В России же крен на «коммерциализацию» в университетах стал уже сказываться на структуре финансирования расходов на исследования и разработки. С 2009 года — начала интенсивных реформ в вузовской науке — стабильно снижается доля выполняемых в университетах фундаментальных исследований. В общем объеме внутренних затрат на исследования и разработки в секторе высшего образования доля расходов на фундаментальные исследования упала с 43,7% — в 2009 году до 31,7% — в 2011. [8]. Исследовательские университеты со слабой фундаментальной наукой — это нонсенс, но пока именно в эту сторону и качнулся маятник.
Наконец, зарубежные исследования показывают, что управление не будет эффективным без академических свобод. Именно по этой причине китайские университеты не входят в список лидеров. Там «преподаватели и студенты могут лишь в ограниченной степени подвергать сомнению государственную политику или участвовать в обсуждении важнейших проблем. А это препятствует творческому мышлению» [9].
***
Таким образом, по двум из трех параметров (кадры и управление) российские вузы пока чрезвычайно слабые, и нет стимулов для того, чтобы в этих областях что-то менялось. Российская политика в области поддержки и продвижения университетов в число «ведущих исследовательских» делает самые первые и в каком-то смысле самые простые шаги.
Однако именно на первых этапах важно было бы озаботиться использованием более тонких мотивационных инструментов, и попытаться ввести те из них, условия для которых более-менее подготовлены. В частности, это касается поощрения мобильности, в том числе между университетами, формирования нового взгляда на функции науки и основы взаимодействий с промышленностью.
Если продвижение таких мер окажется реалистичным, то может настать время и для развития «академических свобод», в значительно большей степени требующих изменения ментальности.

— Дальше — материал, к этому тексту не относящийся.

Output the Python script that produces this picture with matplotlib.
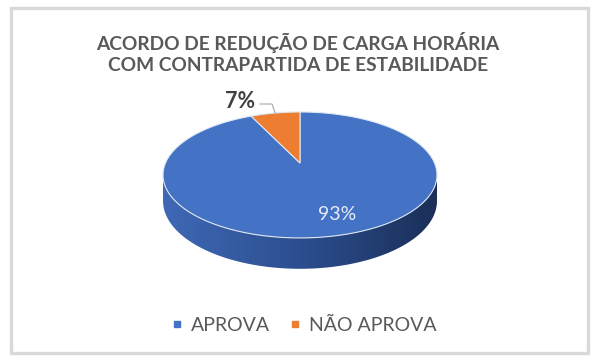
import numpy as np
import matplotlib
matplotlib.use("Agg")
import matplotlib.pyplot as plt
from matplotlib.patches import Polygon, Rectangle
from matplotlib.lines import Line2D
from matplotlib.colors import to_rgb

plt.rcParams['font.family'] = ['Lato', 'DejaVu Sans']

# ---------------- Data ---------------- #
title = "ACORDO DE REDUÇÃO DE CARGA HORÁRIA\nCOM CONTRAPARTIDA DE ESTABILIDADE"
labels = ["APROVA", "NÃO APROVA"]
values = [93, 7]
colors = ["#4472C4", "#ED7D31"]

# ---------------- 3D pie geometry (pixel space) ---------------- #
xc, yc = 300, 163        # projected pie centre
a, b = 134.5, 60.7       # radii of the disc
k = 0.19                 # perspective strength
depth = 25               # thickness of the pie


def proj(t, r=1.0, z=0.0):
    u, v = r * np.cos(t), r * np.sin(t)
    w = 1 - k * v
    return xc + a * u / w, yc + (b * v + z) / w


fig = plt.figure(figsize=(5.95, 3.62), dpi=100)
ax = fig.add_axes([0, 0, 1, 1])
ax.set_xlim(0, 595)
ax.set_ylim(362, 0)
ax.axis('off')

# frame
ax.add_patch(Rectangle((11, 8), 577, 345, fill=False, edgecolor='#d9d9d9', linewidth=2.4))

# side of the pie (front half, with a shading gradient)
ts = np.arcsin(k)
tt = np.linspace(ts, np.pi - ts, 200)
xt, yt = proj(tt)
xb, yb = proj(tt[::-1], z=depth)
side = Polygon(np.column_stack([np.r_[xt, xb], np.r_[yt, yb]]), closed=True,
               facecolor='none', edgecolor='none')
ax.add_patch(side)
x_left, x_right = xt.min(), xt.max()
stops = [to_rgb('#3F69B6'), to_rgb('#2C4E8F'), to_rgb('#1B2F58')]
n = 256
grad = np.zeros((1, n, 3))
s = np.linspace(0, 1, n)
for c in range(3):
    grad[0, :, c] = np.interp(s, [0, 0.5, 1], [stops[0][c], stops[1][c], stops[2][c]])
im = ax.imshow(grad, extent=(x_left, x_right, yb.max() + 2, yt.min() - 2),
               aspect='auto', zorder=1)
im.set_clip_path(side)

# top face wedges: start at 12 o'clock, clockwise
t0 = -np.pi / 2
fracs = np.array(values) / sum(values)
start = t0
for frac, col in zip(fracs, colors):
    arc = np.linspace(start, start + 2 * np.pi * frac, 300)
    px, py = proj(arc)
    pts = np.column_stack([np.r_[xc, px], np.r_[yc, py]])
    ax.add_patch(Polygon(pts, closed=True, facecolor=col, edgecolor='#dfe6f3',
                         linewidth=0.8, zorder=2))
    start += 2 * np.pi * frac

# data labels
ax.text(337, 215, f"{values[0]}%", ha='center', va='center', fontsize=14,
        color='#e6ecf7', zorder=3)
mid_orange = t0 + 2 * np.pi * (fracs[0] + fracs[1] / 2)
lx, ly = proj(mid_orange)
ax.plot([260, 272, lx], [104, 104, ly], color='#a6a6a6', linewidth=0.8, zorder=3)
ax.text(240, 101, f"{values[1]}%", ha='center', va='center', fontsize=15.5,
        fontweight='bold', color='#404040', zorder=3)

# title
ax.text(298, 53, title, ha='center', va='center', fontsize=13.8, fontweight='bold',
        color='#595959', linespacing=1.35)

# legend
handles = [Line2D([], [], marker='s', linestyle='none', markersize=4.5, color=c)
           for c in colors]
ax.legend(handles, labels, loc='center', bbox_to_anchor=(303 / 595, 1 - 325 / 362),
          ncol=2, frameon=False, fontsize=14, labelcolor='#595959',
          handletextpad=0.3, columnspacing=0.9, handlelength=0.8)

fig.savefig("out.png", dpi=100, facecolor='white')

1. Распоряжение Правительства Российской Федерации от 20 декабря 2012 года. № 2433-р.
2. Дж. Салми. Создание университетов мирового класса / Джамиль Салми; пер. с англ. — М.: издательство «Весь мир», 2009, с.7.
3. Дж. Салми. Создание университетов мирового класса / Джамиль Салми; пер. с англ. — М.: издательство «Весь мир», 2009, с. 21.
4. Наука, технологии и инновации в России: 2012. краткий статистический сборник. М.: ИПРАН РАН, 2012, с.21.
5. Research Universities and the Future of America. Ten Breakthrough Actions Vital to our Nation’s Prosperity and Security. National Research Council, the National Academies Press, 2012.
7. Джордж Хейлмейер (Dr. George Heilmeier), занимал разные посты в американских компаниях и государственных ведомствах, в частности был директором DARPA в 1975-1977 годы. Подробнее см. http://en.wikipedia.org/wiki/George_H._Heilmeier.
8. Наука, технологии и инновации в России: 2012. краткий статистический сборник. М.: ИПРАН РАН, 2012, с. 44.
9. Дж. Салми. Создание университетов мирового класса / Джамиль Салми; пер. с англ. — М.: издательство «Весь мир», 2009, с. 63.